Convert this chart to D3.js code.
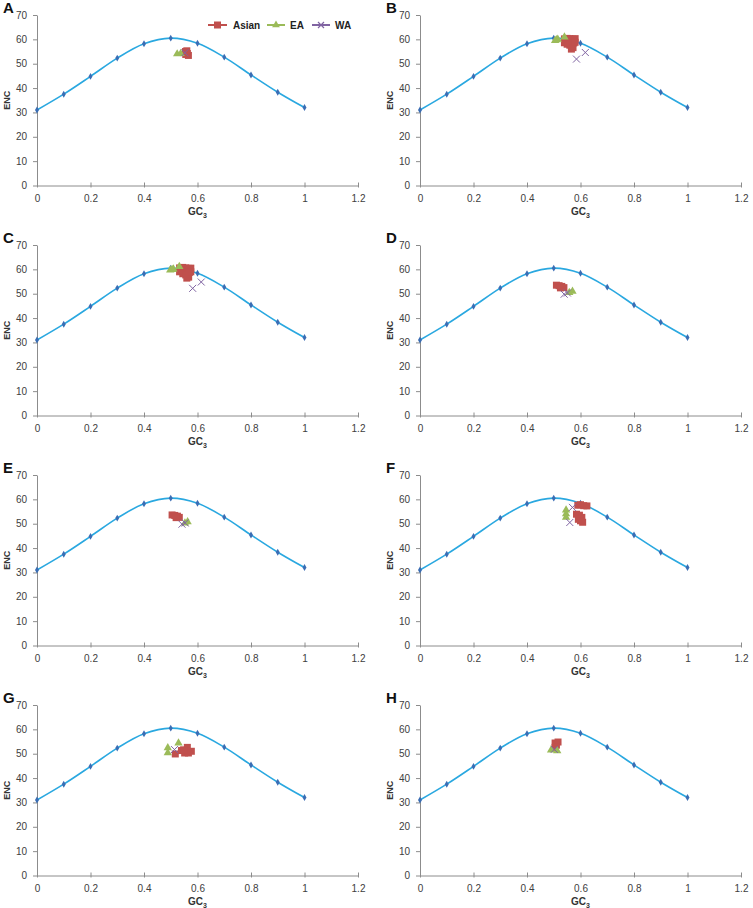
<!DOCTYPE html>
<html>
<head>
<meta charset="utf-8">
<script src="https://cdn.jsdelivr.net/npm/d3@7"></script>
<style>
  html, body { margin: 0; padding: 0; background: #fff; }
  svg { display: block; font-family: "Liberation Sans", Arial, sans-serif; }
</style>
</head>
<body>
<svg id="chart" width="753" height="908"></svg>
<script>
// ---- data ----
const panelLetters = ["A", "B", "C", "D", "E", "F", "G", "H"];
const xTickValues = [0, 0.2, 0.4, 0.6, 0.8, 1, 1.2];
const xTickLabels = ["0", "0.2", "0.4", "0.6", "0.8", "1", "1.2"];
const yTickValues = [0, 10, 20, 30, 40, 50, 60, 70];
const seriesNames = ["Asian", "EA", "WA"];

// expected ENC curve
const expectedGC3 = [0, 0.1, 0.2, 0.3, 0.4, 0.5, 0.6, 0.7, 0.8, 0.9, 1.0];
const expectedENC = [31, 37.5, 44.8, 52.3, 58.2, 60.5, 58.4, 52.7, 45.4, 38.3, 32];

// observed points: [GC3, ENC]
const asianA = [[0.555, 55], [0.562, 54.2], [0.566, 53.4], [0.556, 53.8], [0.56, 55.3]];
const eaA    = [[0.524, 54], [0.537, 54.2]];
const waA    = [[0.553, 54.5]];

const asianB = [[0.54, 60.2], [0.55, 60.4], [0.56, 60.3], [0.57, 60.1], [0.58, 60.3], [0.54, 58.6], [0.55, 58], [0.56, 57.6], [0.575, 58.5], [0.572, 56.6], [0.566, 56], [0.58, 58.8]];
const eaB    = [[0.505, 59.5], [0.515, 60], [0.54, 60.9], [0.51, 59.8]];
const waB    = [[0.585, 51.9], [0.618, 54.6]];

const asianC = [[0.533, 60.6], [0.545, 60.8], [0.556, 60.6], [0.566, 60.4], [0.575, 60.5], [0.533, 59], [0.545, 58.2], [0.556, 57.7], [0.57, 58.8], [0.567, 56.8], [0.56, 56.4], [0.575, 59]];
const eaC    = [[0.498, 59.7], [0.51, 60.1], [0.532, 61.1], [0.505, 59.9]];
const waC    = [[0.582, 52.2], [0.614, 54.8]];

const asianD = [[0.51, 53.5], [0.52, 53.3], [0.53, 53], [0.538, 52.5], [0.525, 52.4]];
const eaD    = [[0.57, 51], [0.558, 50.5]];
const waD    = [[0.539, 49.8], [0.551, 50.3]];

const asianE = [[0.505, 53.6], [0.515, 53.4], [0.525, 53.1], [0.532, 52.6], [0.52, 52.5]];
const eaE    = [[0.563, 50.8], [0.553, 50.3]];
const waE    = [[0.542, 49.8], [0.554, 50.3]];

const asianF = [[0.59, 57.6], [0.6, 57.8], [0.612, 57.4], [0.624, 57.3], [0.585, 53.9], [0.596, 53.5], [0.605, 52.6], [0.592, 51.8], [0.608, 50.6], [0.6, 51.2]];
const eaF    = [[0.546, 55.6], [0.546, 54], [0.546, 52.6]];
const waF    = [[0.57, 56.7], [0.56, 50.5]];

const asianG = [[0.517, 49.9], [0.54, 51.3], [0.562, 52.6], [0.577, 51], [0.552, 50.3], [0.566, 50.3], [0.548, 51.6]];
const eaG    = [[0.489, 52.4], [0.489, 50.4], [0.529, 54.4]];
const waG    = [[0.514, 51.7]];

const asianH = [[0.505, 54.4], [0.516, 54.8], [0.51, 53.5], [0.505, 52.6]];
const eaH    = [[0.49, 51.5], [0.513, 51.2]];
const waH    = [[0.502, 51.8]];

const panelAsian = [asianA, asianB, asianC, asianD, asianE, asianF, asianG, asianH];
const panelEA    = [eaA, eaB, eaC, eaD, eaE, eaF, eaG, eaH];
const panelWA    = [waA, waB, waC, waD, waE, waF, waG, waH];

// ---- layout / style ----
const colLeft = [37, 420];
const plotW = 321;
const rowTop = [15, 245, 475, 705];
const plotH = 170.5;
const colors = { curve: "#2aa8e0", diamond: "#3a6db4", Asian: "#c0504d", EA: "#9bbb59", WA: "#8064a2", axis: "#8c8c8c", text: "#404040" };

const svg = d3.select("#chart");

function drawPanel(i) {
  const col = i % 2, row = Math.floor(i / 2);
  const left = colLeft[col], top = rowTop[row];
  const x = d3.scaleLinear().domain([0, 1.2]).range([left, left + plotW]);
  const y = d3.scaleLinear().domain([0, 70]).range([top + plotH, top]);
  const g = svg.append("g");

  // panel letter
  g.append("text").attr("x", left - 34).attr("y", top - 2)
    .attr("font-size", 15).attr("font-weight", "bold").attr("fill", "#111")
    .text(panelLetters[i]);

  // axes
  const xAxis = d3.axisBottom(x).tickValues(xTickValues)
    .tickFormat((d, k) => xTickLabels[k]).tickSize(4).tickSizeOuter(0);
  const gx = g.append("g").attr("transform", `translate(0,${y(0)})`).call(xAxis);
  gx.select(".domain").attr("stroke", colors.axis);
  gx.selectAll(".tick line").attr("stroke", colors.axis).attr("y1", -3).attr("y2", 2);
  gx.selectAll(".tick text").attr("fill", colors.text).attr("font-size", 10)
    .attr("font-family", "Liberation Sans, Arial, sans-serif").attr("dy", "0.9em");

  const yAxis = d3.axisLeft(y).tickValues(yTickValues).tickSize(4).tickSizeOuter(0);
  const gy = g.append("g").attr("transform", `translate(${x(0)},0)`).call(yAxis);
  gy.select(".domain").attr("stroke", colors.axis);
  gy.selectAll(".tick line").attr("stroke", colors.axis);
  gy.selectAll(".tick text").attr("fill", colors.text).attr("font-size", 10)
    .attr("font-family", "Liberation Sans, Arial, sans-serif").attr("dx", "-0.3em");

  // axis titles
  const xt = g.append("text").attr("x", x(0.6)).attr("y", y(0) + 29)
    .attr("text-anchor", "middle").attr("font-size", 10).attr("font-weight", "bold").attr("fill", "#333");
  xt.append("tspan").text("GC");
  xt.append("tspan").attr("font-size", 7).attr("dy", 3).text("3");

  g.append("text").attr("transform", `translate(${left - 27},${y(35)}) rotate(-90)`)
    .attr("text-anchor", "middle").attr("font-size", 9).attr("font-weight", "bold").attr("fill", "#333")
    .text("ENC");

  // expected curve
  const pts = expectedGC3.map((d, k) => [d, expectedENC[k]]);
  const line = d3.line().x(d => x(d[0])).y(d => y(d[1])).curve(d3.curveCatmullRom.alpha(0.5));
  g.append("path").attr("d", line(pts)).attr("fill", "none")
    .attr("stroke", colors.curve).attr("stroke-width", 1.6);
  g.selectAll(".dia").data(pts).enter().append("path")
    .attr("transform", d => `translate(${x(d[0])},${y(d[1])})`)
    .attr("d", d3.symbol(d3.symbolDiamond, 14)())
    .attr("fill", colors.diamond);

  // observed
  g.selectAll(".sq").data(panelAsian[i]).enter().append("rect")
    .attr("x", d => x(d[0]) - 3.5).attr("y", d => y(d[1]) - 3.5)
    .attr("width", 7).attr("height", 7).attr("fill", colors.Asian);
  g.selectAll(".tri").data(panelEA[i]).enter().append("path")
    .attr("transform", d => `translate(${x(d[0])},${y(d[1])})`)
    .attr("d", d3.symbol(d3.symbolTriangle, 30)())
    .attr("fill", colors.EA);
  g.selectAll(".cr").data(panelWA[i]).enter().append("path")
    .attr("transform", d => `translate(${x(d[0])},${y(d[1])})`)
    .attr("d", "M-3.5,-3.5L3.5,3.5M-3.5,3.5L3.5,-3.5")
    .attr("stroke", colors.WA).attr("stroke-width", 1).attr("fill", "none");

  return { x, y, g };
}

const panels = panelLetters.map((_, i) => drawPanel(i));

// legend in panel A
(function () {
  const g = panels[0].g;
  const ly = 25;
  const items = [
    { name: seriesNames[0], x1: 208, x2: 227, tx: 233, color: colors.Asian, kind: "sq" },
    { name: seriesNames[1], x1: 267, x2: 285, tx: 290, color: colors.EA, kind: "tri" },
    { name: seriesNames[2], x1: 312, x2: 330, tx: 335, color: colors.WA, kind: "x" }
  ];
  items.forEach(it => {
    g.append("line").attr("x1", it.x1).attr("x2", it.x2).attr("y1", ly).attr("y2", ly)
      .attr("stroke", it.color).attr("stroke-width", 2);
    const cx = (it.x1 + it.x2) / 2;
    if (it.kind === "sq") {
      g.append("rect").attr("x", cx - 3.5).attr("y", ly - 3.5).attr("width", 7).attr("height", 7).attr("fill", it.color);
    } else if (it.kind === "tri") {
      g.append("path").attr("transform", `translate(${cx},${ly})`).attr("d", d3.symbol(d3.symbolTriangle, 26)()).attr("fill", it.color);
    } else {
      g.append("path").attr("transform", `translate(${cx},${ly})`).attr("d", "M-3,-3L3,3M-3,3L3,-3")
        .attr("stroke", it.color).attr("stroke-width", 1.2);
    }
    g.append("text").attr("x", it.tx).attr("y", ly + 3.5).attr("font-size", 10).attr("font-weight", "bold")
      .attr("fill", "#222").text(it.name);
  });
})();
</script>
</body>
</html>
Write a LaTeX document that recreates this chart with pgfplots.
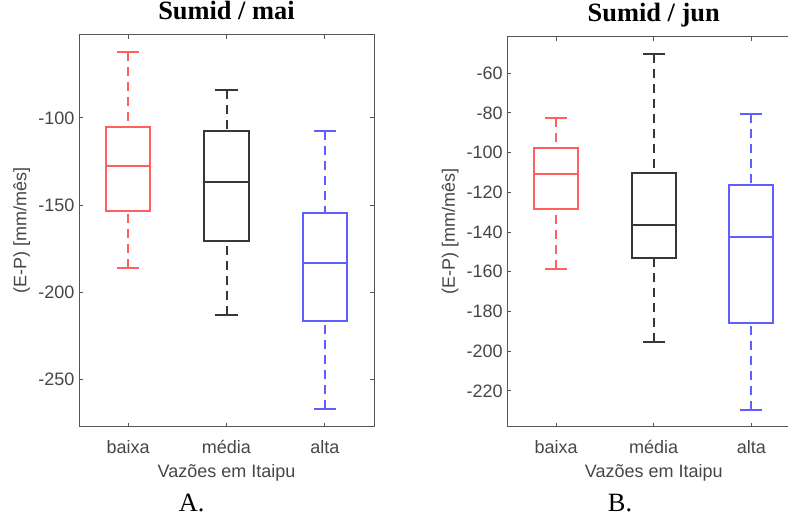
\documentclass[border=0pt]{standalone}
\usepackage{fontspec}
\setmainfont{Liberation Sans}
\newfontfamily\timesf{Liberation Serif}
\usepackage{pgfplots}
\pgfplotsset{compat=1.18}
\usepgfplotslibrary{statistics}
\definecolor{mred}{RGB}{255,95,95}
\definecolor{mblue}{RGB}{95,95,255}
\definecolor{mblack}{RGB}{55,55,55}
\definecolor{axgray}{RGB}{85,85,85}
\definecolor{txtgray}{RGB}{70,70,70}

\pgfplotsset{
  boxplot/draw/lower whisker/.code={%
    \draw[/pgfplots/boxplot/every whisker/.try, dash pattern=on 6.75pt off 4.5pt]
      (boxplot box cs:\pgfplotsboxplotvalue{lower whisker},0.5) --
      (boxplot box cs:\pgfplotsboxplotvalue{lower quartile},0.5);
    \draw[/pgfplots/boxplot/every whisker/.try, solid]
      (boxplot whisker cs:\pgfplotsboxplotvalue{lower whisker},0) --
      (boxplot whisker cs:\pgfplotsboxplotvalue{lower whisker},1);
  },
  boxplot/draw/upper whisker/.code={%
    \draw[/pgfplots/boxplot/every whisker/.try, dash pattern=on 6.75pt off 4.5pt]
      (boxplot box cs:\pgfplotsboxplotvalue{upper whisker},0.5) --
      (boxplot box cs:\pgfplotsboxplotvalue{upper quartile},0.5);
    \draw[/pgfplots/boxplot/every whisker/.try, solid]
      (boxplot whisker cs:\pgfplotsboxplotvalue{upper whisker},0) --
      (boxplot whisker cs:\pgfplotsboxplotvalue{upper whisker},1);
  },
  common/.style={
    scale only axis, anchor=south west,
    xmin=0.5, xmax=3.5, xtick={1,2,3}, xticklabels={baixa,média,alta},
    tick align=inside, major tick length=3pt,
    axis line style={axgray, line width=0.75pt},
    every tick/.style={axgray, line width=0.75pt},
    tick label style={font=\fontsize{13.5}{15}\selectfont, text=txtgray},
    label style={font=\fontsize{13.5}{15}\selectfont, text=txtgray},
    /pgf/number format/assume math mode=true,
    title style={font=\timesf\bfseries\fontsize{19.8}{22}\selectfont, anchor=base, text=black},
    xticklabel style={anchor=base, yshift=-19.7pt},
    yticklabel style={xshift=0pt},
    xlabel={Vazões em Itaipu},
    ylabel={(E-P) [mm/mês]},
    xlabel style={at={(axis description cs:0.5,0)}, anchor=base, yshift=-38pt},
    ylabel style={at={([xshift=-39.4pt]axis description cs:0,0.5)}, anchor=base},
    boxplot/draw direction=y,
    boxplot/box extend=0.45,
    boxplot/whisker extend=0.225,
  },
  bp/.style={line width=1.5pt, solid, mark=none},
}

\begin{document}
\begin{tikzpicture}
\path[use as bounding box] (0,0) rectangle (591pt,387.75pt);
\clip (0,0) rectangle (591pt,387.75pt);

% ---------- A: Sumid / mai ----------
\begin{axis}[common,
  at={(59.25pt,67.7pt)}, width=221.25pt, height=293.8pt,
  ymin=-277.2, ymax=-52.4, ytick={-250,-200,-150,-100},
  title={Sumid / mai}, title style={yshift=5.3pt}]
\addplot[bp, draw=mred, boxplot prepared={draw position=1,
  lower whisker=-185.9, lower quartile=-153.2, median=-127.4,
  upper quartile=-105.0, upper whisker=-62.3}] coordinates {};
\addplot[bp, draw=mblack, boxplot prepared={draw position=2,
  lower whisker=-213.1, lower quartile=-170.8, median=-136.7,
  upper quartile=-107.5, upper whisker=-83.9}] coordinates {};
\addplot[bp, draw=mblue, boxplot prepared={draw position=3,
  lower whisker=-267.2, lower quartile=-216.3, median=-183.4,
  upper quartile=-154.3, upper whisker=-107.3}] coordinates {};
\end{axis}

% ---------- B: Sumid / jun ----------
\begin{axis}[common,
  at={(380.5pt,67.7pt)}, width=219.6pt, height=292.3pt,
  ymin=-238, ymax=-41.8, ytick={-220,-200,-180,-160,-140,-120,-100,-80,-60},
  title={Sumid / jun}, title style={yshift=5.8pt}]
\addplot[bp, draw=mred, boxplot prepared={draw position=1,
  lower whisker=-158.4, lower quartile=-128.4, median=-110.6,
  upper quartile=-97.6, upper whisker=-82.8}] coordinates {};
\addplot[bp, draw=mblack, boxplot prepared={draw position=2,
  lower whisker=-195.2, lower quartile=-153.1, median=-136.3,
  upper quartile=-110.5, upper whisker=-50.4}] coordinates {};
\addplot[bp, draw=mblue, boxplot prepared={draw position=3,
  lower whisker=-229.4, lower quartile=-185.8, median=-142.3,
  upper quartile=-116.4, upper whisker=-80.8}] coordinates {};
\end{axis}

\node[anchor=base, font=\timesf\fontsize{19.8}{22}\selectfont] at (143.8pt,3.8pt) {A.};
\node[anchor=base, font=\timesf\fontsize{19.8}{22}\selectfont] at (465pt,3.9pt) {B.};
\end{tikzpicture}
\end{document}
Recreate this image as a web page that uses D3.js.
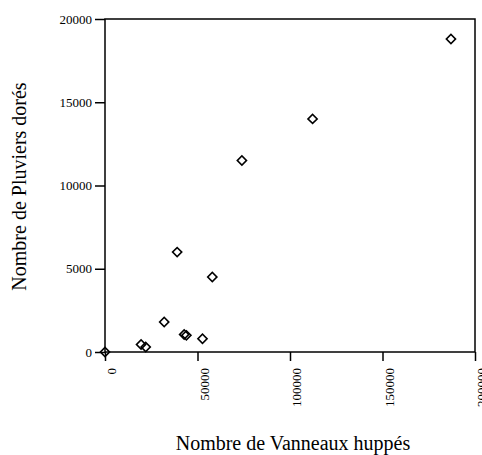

* * * * * * * * *

> [Objective] Repeat exactly the lines from the start of the entries down to the line with "52.2], [0.614, 54.8]];", keeping both ends but none of the pictures.

> [Result for this task]
Convert this chart to D3.js code.
<!DOCTYPE html>
<html>
<head>
<meta charset="utf-8">
<script src="https://cdn.jsdelivr.net/npm/d3@7"></script>
<style>
  html, body { margin: 0; padding: 0; background: #fff; }
  svg { display: block; font-family: "Liberation Sans", Arial, sans-serif; }
</style>
</head>
<body>
<svg id="chart" width="753" height="908"></svg>
<script>
// ---- data ----
const panelLetters = ["A", "B", "C", "D", "E", "F", "G", "H"];
const xTickValues = [0, 0.2, 0.4, 0.6, 0.8, 1, 1.2];
const xTickLabels = ["0", "0.2", "0.4", "0.6", "0.8", "1", "1.2"];
const yTickValues = [0, 10, 20, 30, 40, 50, 60, 70];
const seriesNames = ["Asian", "EA", "WA"];

// expected ENC curve
const expectedGC3 = [0, 0.1, 0.2, 0.3, 0.4, 0.5, 0.6, 0.7, 0.8, 0.9, 1.0];
const expectedENC = [31, 37.5, 44.8, 52.3, 58.2, 60.5, 58.4, 52.7, 45.4, 38.3, 32];

// observed points: [GC3, ENC]
const asianA = [[0.555, 55], [0.562, 54.2], [0.566, 53.4], [0.556, 53.8], [0.56, 55.3]];
const eaA    = [[0.524, 54], [0.537, 54.2]];
const waA    = [[0.553, 54.5]];

const asianB = [[0.54, 60.2], [0.55, 60.4], [0.56, 60.3], [0.57, 60.1], [0.58, 60.3], [0.54, 58.6], [0.55, 58], [0.56, 57.6], [0.575, 58.5], [0.572, 56.6], [0.566, 56], [0.58, 58.8]];
const eaB    = [[0.505, 59.5], [0.515, 60], [0.54, 60.9], [0.51, 59.8]];
const waB    = [[0.585, 51.9], [0.618, 54.6]];

const asianC = [[0.533, 60.6], [0.545, 60.8], [0.556, 60.6], [0.566, 60.4], [0.575, 60.5], [0.533, 59], [0.545, 58.2], [0.556, 57.7], [0.57, 58.8], [0.567, 56.8], [0.56, 56.4], [0.575, 59]];
const eaC    = [[0.498, 59.7], [0.51, 60.1], [0.532, 61.1], [0.505, 59.9]];
const waC    = [[0.582, 52.2], [0.614, 54.8]];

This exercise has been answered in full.